Na prática está sendo criada uma Abin paralela. A deputada Maria do Rosário (PT-RS) disse que o caso é gravíssimo por envolver a aquisição de um software que invade celulares sem decisão judicial. Ela está correta: é essa a principal função do Pegasus. O programa controlado para fins políticos é perigoso. A deputada ainda afirmou que “é mais grave ainda que um dos filhos de Bolsonaro amplie a Abin paralela, um braço do gabinete do ódio”. Os militares foram jogados para escanteio nas discussões. O principal motivo seria a segurança na proteção dos dados. Há o temor de que as informações fiquem disponíveis em bancos de dados no exterior e, portanto, sem nenhuma proteção nacional. A exposição rompe a soberania do País. O armazenamento ocorre, dentro de redes privadas, na Alemanha e em Israel – isso justificaria a exclusão do GSI nas negociações. O órgão é chefiado pelo general Augusto Heleno e está lotado de militares. O senador Alessandro Vieira (Cidadania-SE) acionou o Ministério Público contra a União e o Ministério da Justiça. Vieira questiona o uso do programa e diz que “pesquisadores na área dizem que, na verdade, a NSO é uma revendedora de armas cibernéticas”.

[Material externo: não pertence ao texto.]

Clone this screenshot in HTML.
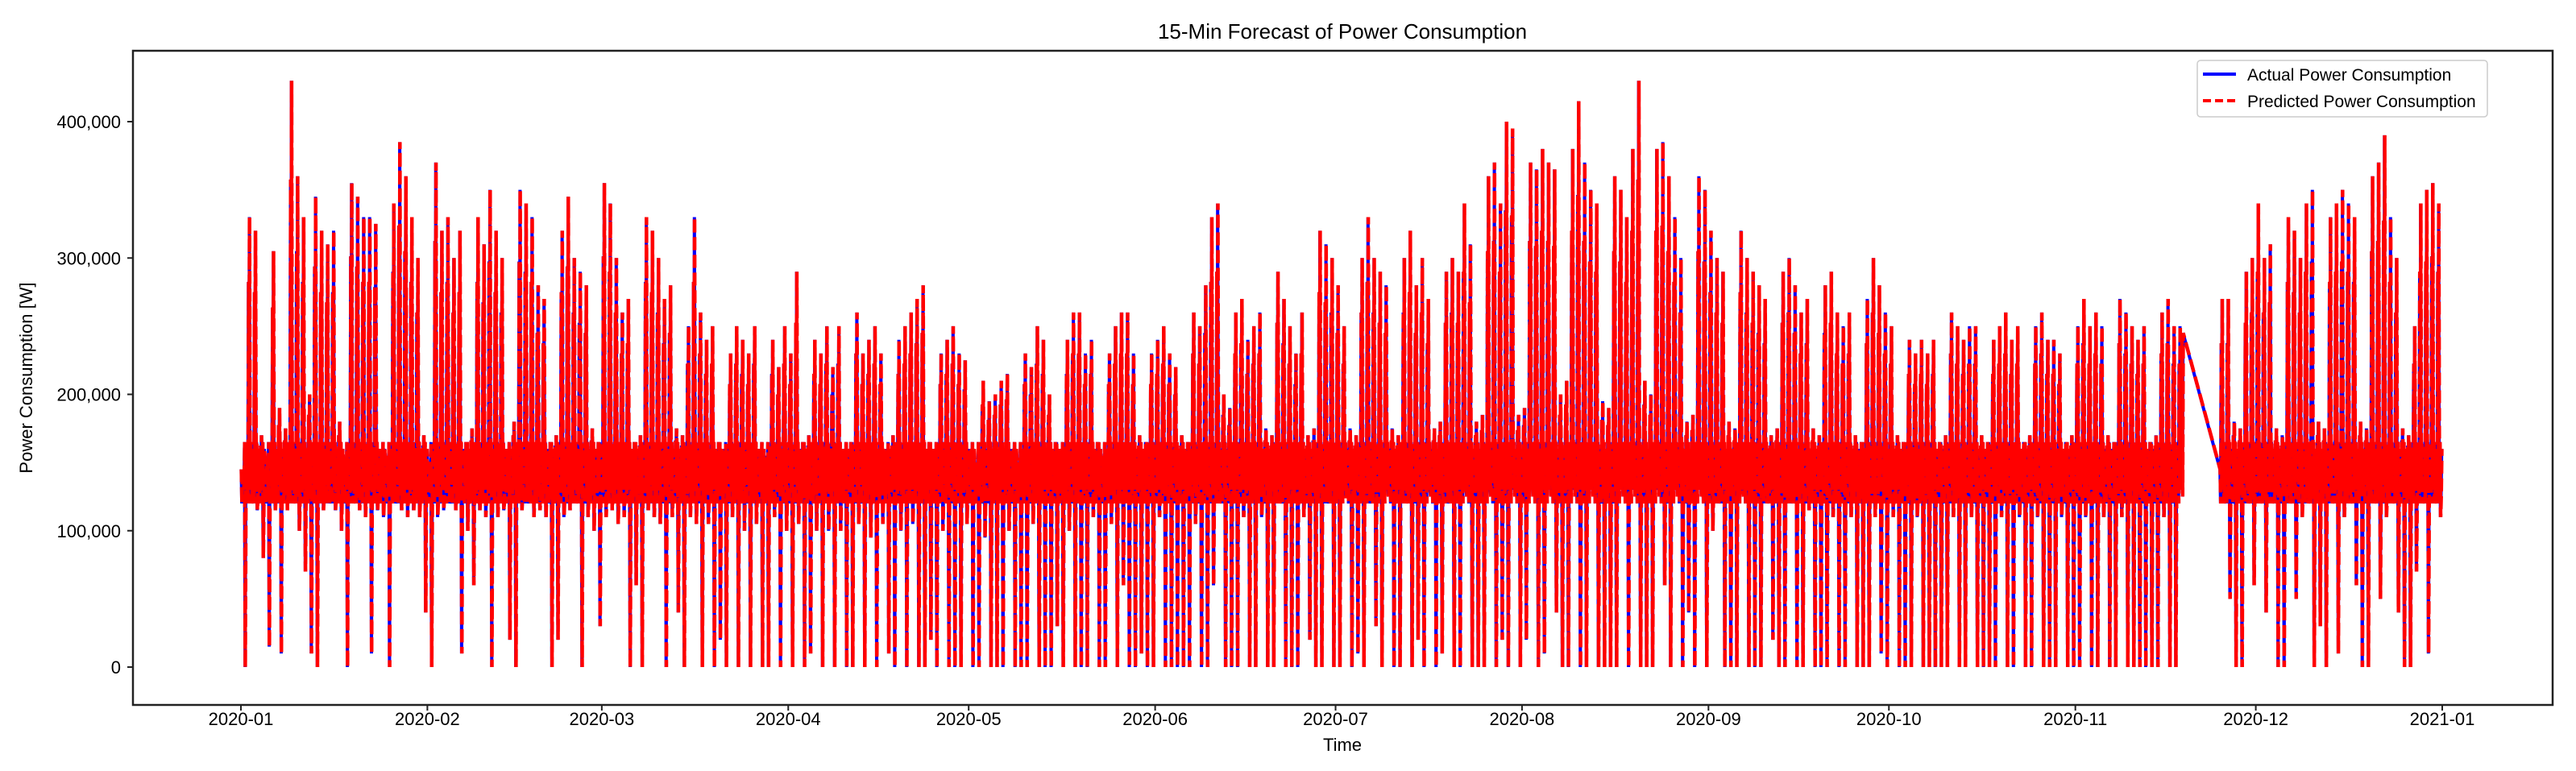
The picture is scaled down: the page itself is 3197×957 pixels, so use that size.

O sistema Pegasus permite a invasão de mídias eletrônicas sem deixar rastro. A navegação ocorre em fontes abertas e na Dark Web, sem qualquer interação com a pessoa investigada. A ausência de filtros e a facilidade de uso são preocupantes. Monitorar pessoas e quebrar o sigilo será fácil e não exigirá nem mesmo autorização judicial. O sonho antigo do presidente parece estar próximo de ser realizado. Em 2019 houve uma reunião com uma empresa que ofereceu ao Exército um software similar, mas que atendia aos anseios militares e armazenaria os dados coletados no Brasil. As tratativas não prosperaram: o vereador Carlos Bolsonaro descobriu a iniciativa e percebeu que não havia sido convidado a participar.